Charts and diagrams as code:

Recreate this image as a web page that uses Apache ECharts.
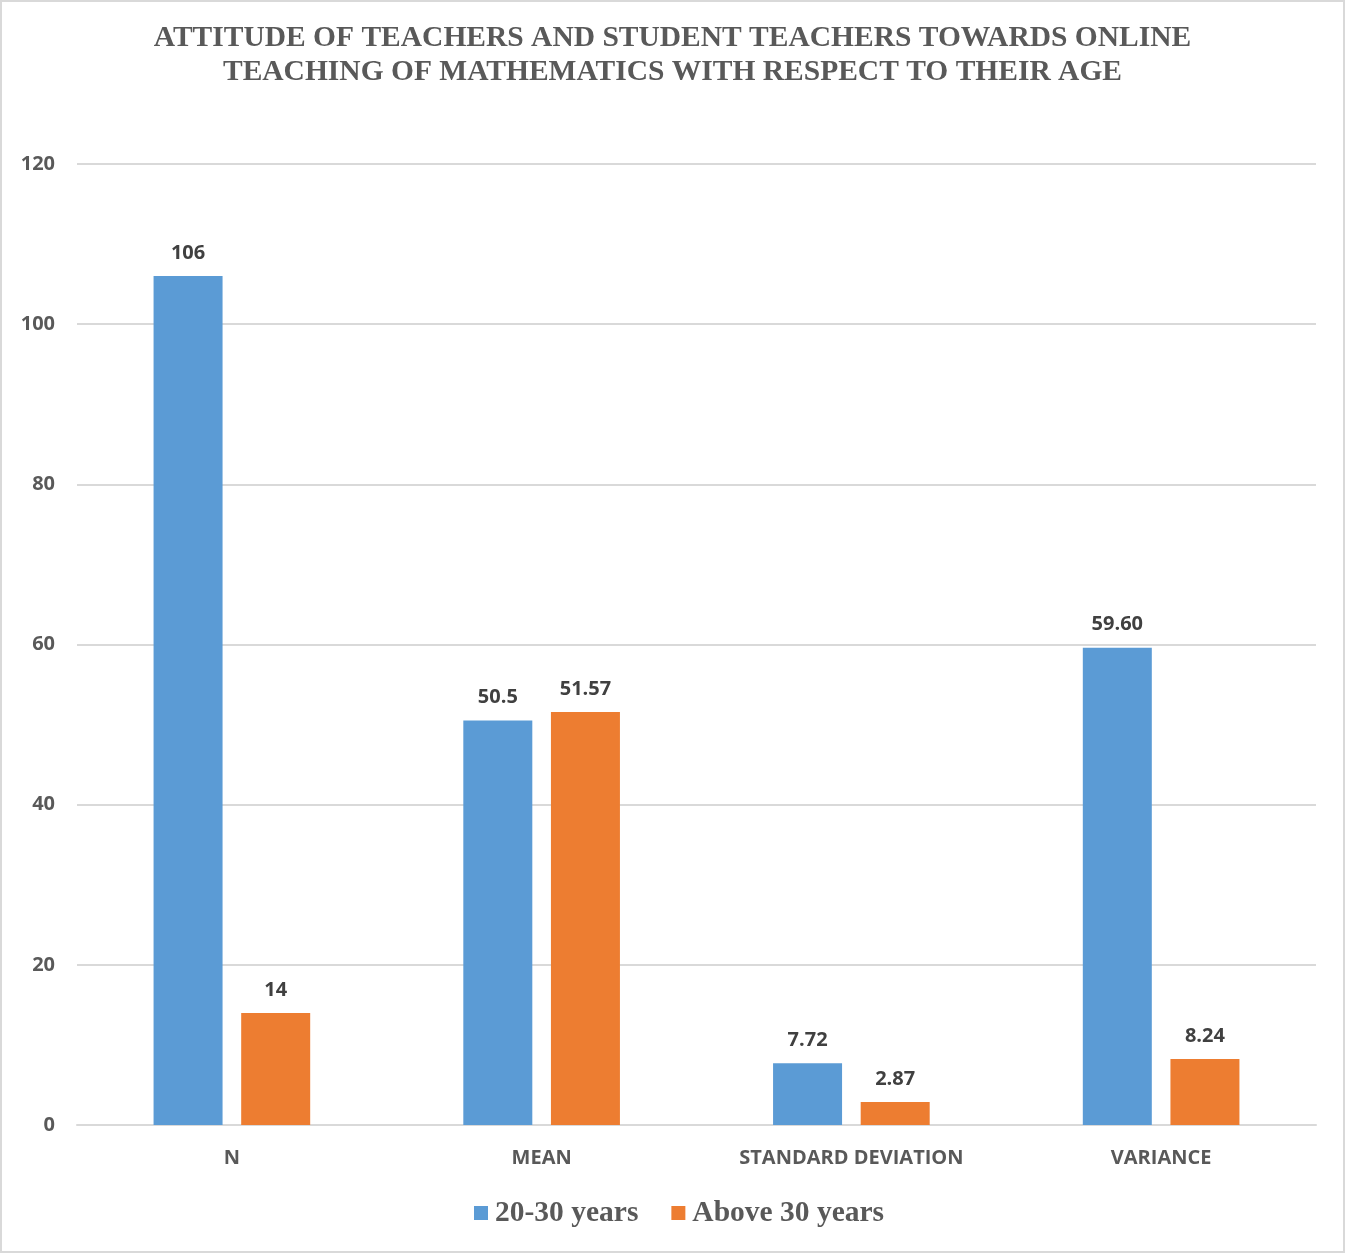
<!DOCTYPE html>
<html>
<head>
<meta charset="utf-8">
<script src="https://cdn.jsdelivr.net/npm/echarts@6/dist/echarts.min.js"></script>
<style>
html,body{margin:0;padding:0;background:#fff;}
#chart{width:1345px;height:1253px;box-sizing:border-box;border:2px solid #d9d9d9;}
</style>
</head>
<body>
<div id="chart"></div>
<script>
const categories = ['N', 'MEAN', 'STANDARD DEVIATION', 'VARIANCE'];
const age20to30 = [106, 50.5, 7.72, 59.60];
const above30 = [14, 51.57, 2.87, 8.24];
const labels20to30 = ['106', '50.5', '7.72', '59.60'];
const labelsAbove30 = ['14', '51.57', '2.87', '8.24'];
const seriesNames = ['20-30 years', 'Above 30 years'];

const chart = echarts.init(document.getElementById('chart'));
const sansFont = '"Open Sans", "Liberation Sans", sans-serif';
const serifFont = '"Liberation Serif", "DejaVu Serif", serif';
const labelStyle = (texts) => ({
  show: true,
  position: 'top',
  distance: 13,
  color: '#404040',
  fontFamily: sansFont,
  fontWeight: 'bold',
  fontSize: 20,
  formatter: p => texts[p.dataIndex]
});

chart.setOption({
  animation: false,
  title: {
    text: 'ATTITUDE OF TEACHERS AND STUDENT TEACHERS TOWARDS ONLINE\nTEACHING OF MATHEMATICS WITH RESPECT TO THEIR AGE',
    left: 'center',
    top: 14,
    textStyle: {
      color: '#595959',
      fontFamily: serifFont,
      fontWeight: 'bold',
      fontSize: 29.5,
      lineHeight: 34
    }
  },
  legend: {
    bottom: 18,
    left: 467,
    itemWidth: 14,
    itemHeight: 14,
    itemGap: 33,
    icon: 'rect',
    textStyle: {
      color: '#595959',
      fontFamily: serifFont,
      fontWeight: 'bold',
      fontSize: 29.5,
      padding: [0, 0, 0, 2]
    }
  },
  grid: {
    left: 75,
    right: 27,
    top: 162,
    bottom: 126,
    containLabel: false
  },
  xAxis: {
    type: 'category',
    data: categories,
    axisLine: { lineStyle: { color: '#d9d9d9', width: 2 } },
    axisTick: { show: false },
    axisLabel: {
      margin: 23,
      color: '#595959',
      fontFamily: sansFont,
      fontWeight: 'bold',
      fontSize: 20
    }
  },
  yAxis: {
    type: 'value',
    min: 0,
    max: 120,
    interval: 20,
    axisLine: { show: false },
    axisTick: { show: false },
    splitLine: { lineStyle: { color: '#d9d9d9', width: 2 } },
    axisLabel: {
      margin: 22,
      color: '#595959',
      fontFamily: sansFont,
      fontWeight: 'bold',
      fontSize: 20
    }
  },
  series: [
    {
      name: seriesNames[0],
      type: 'bar',
      data: age20to30,
      barWidth: 69,
      barGap: '27%',
      itemStyle: { color: '#5b9bd5' },
      label: labelStyle(labels20to30)
    },
    {
      name: seriesNames[1],
      type: 'bar',
      data: above30,
      barWidth: 69,
      itemStyle: { color: '#ed7d31' },
      label: labelStyle(labelsAbove30)
    }
  ]
});
</script>
</body>
</html>
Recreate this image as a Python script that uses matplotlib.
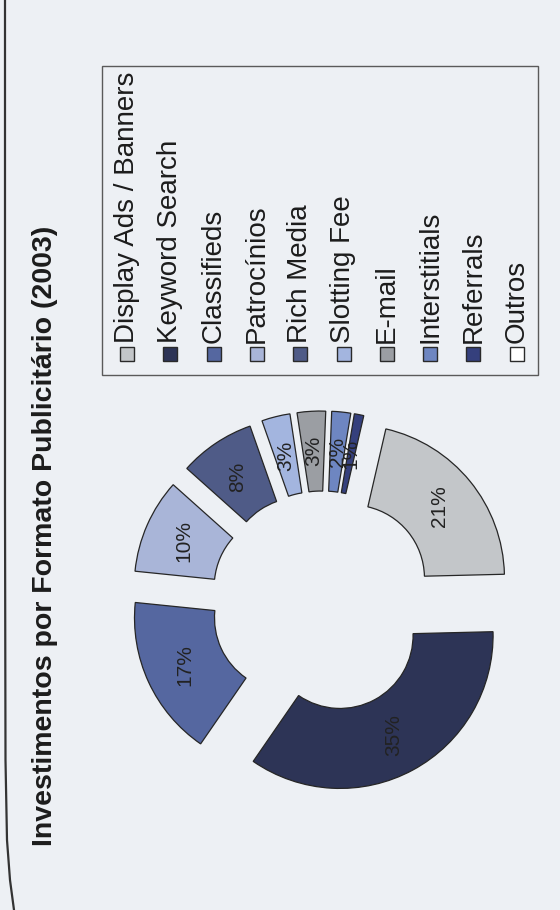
import matplotlib
matplotlib.use("Agg")
import matplotlib.pyplot as plt
from matplotlib.patches import Rectangle

plt.rcParams['font.family'] = ['Liberation Sans', 'DejaVu Sans']

# investimento por formato publicitario, 2003 (%)
formats = ['Display Ads / Banners', 'Keyword Search', 'Classifieds', 'Patrocínios',
           'Rich Media', 'Slotting Fee', 'E-mail', 'Interstitials', 'Referrals', 'Outros']
shares = [21, 35, 17, 10, 8, 3, 3, 2, 1, 0]
colors = ['#c3c6c9', '#2d3456', '#5567a0', '#a9b5d8', '#4f5b87',
          '#a3b5df', '#9b9ea3', '#6e86c1', '#35407d', '#ffffff']
title = 'Investimentos por Formato Publicitário (2003)'

W, H = 560, 910
bg = '#edf0f4'

fig = plt.figure(figsize=(W / 100, H / 100), dpi=100, facecolor=bg)
ax = fig.add_axes([0, 0, 1, 1])
ax.set_facecolor(bg)


def Y(y):
    # page is laid out top-down, axes run bottom-up
    return H - y


# donut (page is turned sideways, so everything reads bottom-to-top)
pie_vals = [v for v in shares if v > 0]
pie_cols = [c for v, c in zip(shares, colors) if v > 0]
R = 153
ring = 80
wedges, texts, autotexts = ax.pie(
    pie_vals, colors=pie_cols, center=(322, Y(602)), radius=R,
    explode=[38] * len(pie_vals), startangle=77, counterclock=False,
    wedgeprops=dict(width=ring, edgecolor='#262626', linewidth=0.9),
    autopct=lambda p: '%d%%' % round(p) if p > 0 else '',
    pctdistance=(R - ring / 2) / R,
    textprops=dict(fontsize=15, color='#222222'))
for t in autotexts:
    t.set_rotation(90)

ax.set_xlim(0, W)
ax.set_ylim(0, H)
ax.set_aspect('equal')
ax.axis('off')

# title
ax.text(45, Y(846), title, rotation=90, ha='center', va='bottom',
        fontsize=20.5, fontweight='bold', color='#1c1c1c')

# legend box drawn by hand, entries stacked left to right
ax.add_patch(Rectangle((102, Y(375)), 436, 309, facecolor='none',
                       edgecolor='#5a5a5a', linewidth=1.0))
for i, (name, col) in enumerate(zip(formats, colors)):
    x = 127 + 43.3 * i
    ax.add_patch(Rectangle((x - 7, Y(361)), 14, 14, facecolor=col,
                           edgecolor='#2a2a2a', linewidth=1.0))
    ax.text(x, Y(343), name, rotation=90, ha='center', va='bottom',
            fontsize=20, color='#1c1c1c')

# binding edge of the page
ax.plot([5, 5, 5.5, 7, 10, 14], [Y(0), Y(500), Y(760), Y(840), Y(880), Y(910)],
        color='#333333', linewidth=1.6)

fig.savefig('out.png', dpi=100, facecolor=bg)
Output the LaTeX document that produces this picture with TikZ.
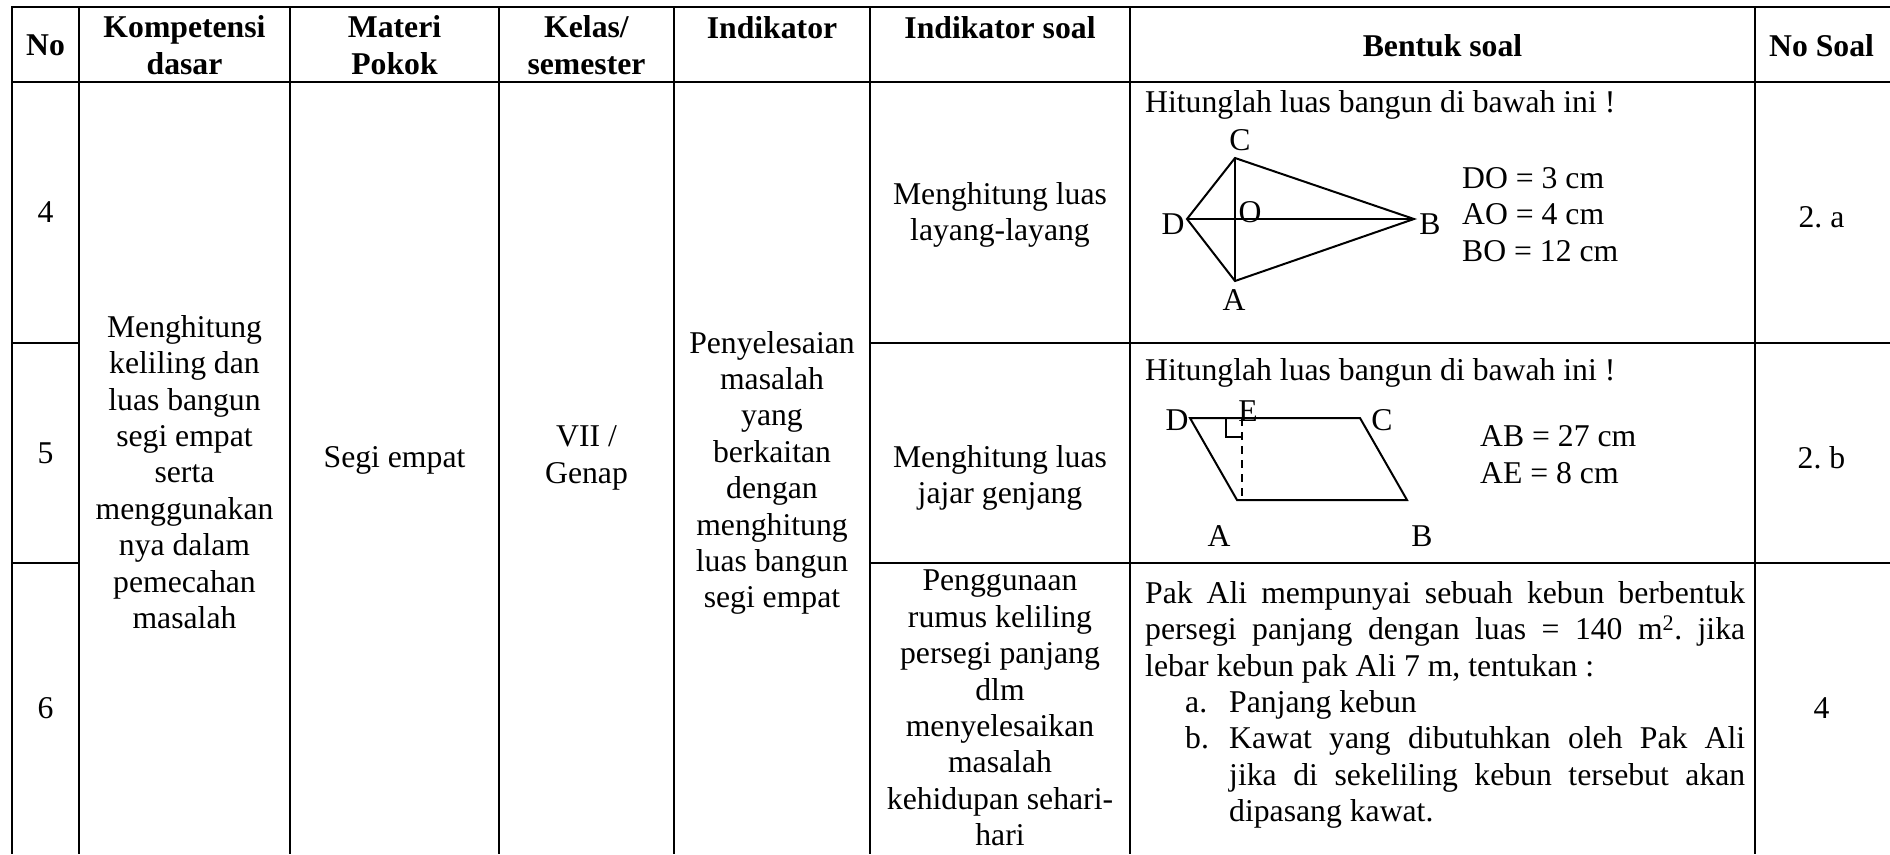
\documentclass[tikz,border=0pt]{standalone}
\usepackage{fontspec}
\setmainfont{Liberation Serif}
\frenchspacing
\begin{document}
\begin{tikzpicture}[x=1pt, y=-1pt,
        head/.style={font=\fontsize{31.7}{36.4}\selectfont\bfseries, align=center, inner sep=0pt},
        body/.style={font=\fontsize{31.7}{36.4}\selectfont, align=center, inner sep=0pt},
        lbl/.style={font=\fontsize{31.7}{36.4}\selectfont, inner sep=0pt},
        grid/.style={line width=2pt},
        fig/.style={line width=2pt}]
        \useasboundingbox (0, 0) rectangle (1890, 854);

        % table lines (right and bottom border lie outside the picture)
        \draw[grid] (1890, 7) -- (12, 7) -- (12, 854);
        \draw[grid] (12, 82) -- (1890, 82);
        \draw[grid] (12, 343) -- (79, 343);
        \draw[grid] (12, 563) -- (79, 563);
        \draw[grid] (870, 343) -- (1890, 343);
        \draw[grid] (870, 563) -- (1890, 563);
        \foreach \x in {79, 290, 499, 674, 870, 1130, 1755}
            \draw[grid] (\x, 7) -- (\x, 854);

        % header
        \node[head] (hno) at (45.5, 45) {No};
        \node[head] (hkd) at (184.5, 45) {Kompetensi\\dasar};
        \node[head] (hmp) at (394.5, 45) {Materi\\Pokok};
        \node[head] (hks) at (586.5, 45) {Kelas/\\semester};
        \node[head] (hind) at (772, 28) {Indikator};
        \node[head] (hisl) at (1000, 28) {Indikator soal};
        \node[head] (hbs) at (1442.5, 46) {Bentuk soal};
        \node[head] (hns) at (1821.5, 46) {No Soal};

        % merged columns
        \node[body] (no4) at (45.5, 212) {4};
        \node[body] (no5) at (45.5, 453) {5};
        \node[body] (no6) at (45.5, 708) {6};
        \node[body] (kd) at (184.5, 472) {Menghitung\\keliling dan\\luas bangun\\segi empat\\serta\\menggunakan\\nya dalam\\pemecahan\\masalah};
        \node[body] (mp) at (394.5, 460) {Segi empat};
        \node[body] (ks) at (586.5, 458) {VII /\\Genap};
        \node[body] (ind) at (772, 473) {Penyelesaian\\masalah\\yang\\berkaitan\\dengan\\menghitung\\luas bangun\\segi empat};

        % indikator soal
        \node[body] (isl4) at (1000, 215) {Menghitung luas\\layang-layang};
        \node[body] (isl5) at (1000, 478) {Menghitung luas\\jajar genjang};
        \node[body] (isl6) at (1000, 708) {Penggunaan\\rumus keliling\\persegi panjang\\dlm\\menyelesaikan\\masalah\\kehidupan sehari-\\hari};

        % no soal
        \node[body] (ns4) at (1821.5, 217) {2. a};
        \node[body] (ns5) at (1821.5, 458) {2. b};
        \node[body] (ns6) at (1821.5, 708) {4};

        % soal 2a: layang-layang
        \node[lbl, anchor=base west] (q4) at (1145, 112) {Hitunglah luas bangun di bawah ini !};
        \coordinate (kC) at (1235, 158);
        \coordinate (kD) at (1187, 219);
        \coordinate (kO) at (1235, 219);
        \coordinate (kB) at (1414, 219);
        \coordinate (kA) at (1235, 281);
        \draw[fig] (kD) -- (kC) -- (kB) -- (kA) -- cycle;
        \draw[fig] (kD) -- (kB);
        \draw[fig] (kC) -- (kA);
        \node[lbl] (lkC) at (1240, 140) {C};
        \node[lbl] (lkD) at (1173, 224) {D};
        \node[lbl] (lkO) at (1250, 212) {O};
        \node[lbl] (lkB) at (1430, 224) {B};
        \node[lbl] (lkA) at (1234, 300) {A};
        \node[lbl, anchor=base west] (do) at (1462, 188) {DO = 3 cm};
        \node[lbl, anchor=base west] (ao) at (1462, 224) {AO = 4 cm};
        \node[lbl, anchor=base west] (bo) at (1462, 261) {BO = 12 cm};

        % soal 2b: jajar genjang
        \node[lbl, anchor=base west] (q5) at (1145, 380) {Hitunglah luas bangun di bawah ini !};
        \coordinate (pD) at (1190, 418);
        \coordinate (pC) at (1360, 418);
        \coordinate (pB) at (1407, 500);
        \coordinate (pA) at (1237, 500);
        \coordinate (pE) at (1242, 418);
        \coordinate (pF) at (1242, 500);
        \coordinate (pR1) at (1226, 418);
        \coordinate (pR2) at (1226, 437);
        \coordinate (pR3) at (1242, 437);
        \draw[fig] (pD) -- (pC) -- (pB) -- (pA) -- cycle;
        \draw[fig, dash pattern=on 8pt off 6pt] (pE) -- (pF);
        \draw[fig] (pR1) -- (pR2) -- (pR3);
        \node[lbl] (lpD) at (1177, 420) {D};
        \node[lbl, anchor=base] (lpE) at (1248, 421) {E};
        \node[lbl] (lpC) at (1382, 420) {C};
        \node[lbl] (lpA) at (1219, 536) {A};
        \node[lbl] (lpB) at (1422, 536) {B};
        \node[lbl, anchor=base west] (ab) at (1480, 446) {AB = 27 cm};
        \node[lbl, anchor=base west] (ae) at (1480, 483) {AE = 8 cm};

        % soal 4: cerita
        \node[lbl, text width=600, align=justify, anchor=north west] (q6) at (1145, 581) {%
            Pak Ali mempunyai sebuah kebun berbentuk\linebreak
            persegi panjang dengan luas = 140 m\textsuperscript{2}. jika\linebreak
            lebar kebun pak Ali 7 m, tentukan :\par
            \leftskip=84pt \parindent=-44pt
            \makebox[44pt][l]{a.}Panjang kebun\par
            \makebox[44pt][l]{b.}Kawat yang dibutuhkan oleh Pak Ali\linebreak
            jika di sekeliling kebun tersebut akan\linebreak
            dipasang kawat.\par};
\end{tikzpicture}
\end{document}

WHAT THE TASK ASKS: Without any pictures, set down the lines from the one holding "Recreate this image as a Python" through the one holding "t.set_rotation(90)".

TASK RESPONSE:
Recreate this image as a Python script that uses matplotlib.
import matplotlib
matplotlib.use("Agg")
import matplotlib.pyplot as plt
from matplotlib.patches import Rectangle

plt.rcParams['font.family'] = ['Liberation Sans', 'DejaVu Sans']

# investimento por formato publicitario, 2003 (%)
formats = ['Display Ads / Banners', 'Keyword Search', 'Classifieds', 'Patrocínios',
           'Rich Media', 'Slotting Fee', 'E-mail', 'Interstitials', 'Referrals', 'Outros']
shares = [21, 35, 17, 10, 8, 3, 3, 2, 1, 0]
colors = ['#c3c6c9', '#2d3456', '#5567a0', '#a9b5d8', '#4f5b87',
          '#a3b5df', '#9b9ea3', '#6e86c1', '#35407d', '#ffffff']
title = 'Investimentos por Formato Publicitário (2003)'

W, H = 560, 910
bg = '#edf0f4'

fig = plt.figure(figsize=(W / 100, H / 100), dpi=100, facecolor=bg)
ax = fig.add_axes([0, 0, 1, 1])
ax.set_facecolor(bg)


def Y(y):
    # page is laid out top-down, axes run bottom-up
    return H - y


# donut (page is turned sideways, so everything reads bottom-to-top)
pie_vals = [v for v in shares if v > 0]
pie_cols = [c for v, c in zip(shares, colors) if v > 0]
R = 153
ring = 80
wedges, texts, autotexts = ax.pie(
    pie_vals, colors=pie_cols, center=(322, Y(602)), radius=R,
    explode=[38] * len(pie_vals), startangle=77, counterclock=False,
    wedgeprops=dict(width=ring, edgecolor='#262626', linewidth=0.9),
    autopct=lambda p: '%d%%' % round(p) if p > 0 else '',
    pctdistance=(R - ring / 2) / R,
    textprops=dict(fontsize=15, color='#222222'))
for t in autotexts:
    t.set_rotation(90)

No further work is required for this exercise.